By country, rents increased by 2.4% in England and by 0.1% in Wales. Rent increases were unchanged in Scotland, having slipped from a high of 2.1% in the year to June 2016.
All regions of England saw an increase, with the South East seeing the largest rise of 3.4%, down from the 3.5% recorded in July. Since the beginning of 2012, rental prices in England has shown a yearly rise of between 1.4% and 3% year-on-year.
Investors with landlord insurance will be interested to find that the next largest rent price increase was in the East of England, showing a rise of 3.3%. London saw increases of 2.6%, down from the 3% recorded in July.
On the other hand, the lowest annual rent increases were evident in the North East, with prices increasing by 0.9%. The North West was next, with prices increasing by 1.1%. Yorkshire and the Humber recorded growth of 1.3%.
Data from the UK House Price Index shows that over a longer period, residential house price growth has been greater than rental increases. An average annual rate of house price inflation between January 2013 and August 2016 of 6% was recorded, in comparison to 2.1% for rental prices.
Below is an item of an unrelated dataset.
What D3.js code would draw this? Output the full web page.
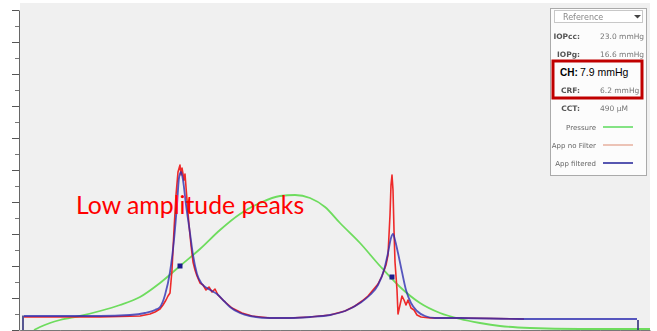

The Office of National Statistics states that inflation in the rental market is likely to have been caused by demand outpacing supply.
Steve Bolton, founder of Platinum Property Partners, believes that rents are likely to continue to grow. Bolton notes: ‘the surge in buy-to-let property purchases following April’s stamp duty changes has not had any discernible effect on the cost of renting and this trend isn’t likely to reserve any time, particularly as legislation planned for 2017 threatens to reduce rental stock and push prices even higher.’
‘The reduction of buy-to-let mortgage interest tax relief will make some landlords unprofitable, forcing them to pass on costs to tenants in the form of higher rents just to stay afloat. Even those who can still operate may be deterred from making further investments, reducing rental stock at a time of severe property shortage.’
‘Although depicted as the undesirable alternative to home ownership, rental accommodation is a service valued by many, particularly young professionals looking for flexible accommodation or those not ready to commit to the property ladder just yet. However, it’s important that tenants are not prevented from saving for the future by excessive rental prices,’ he concluded.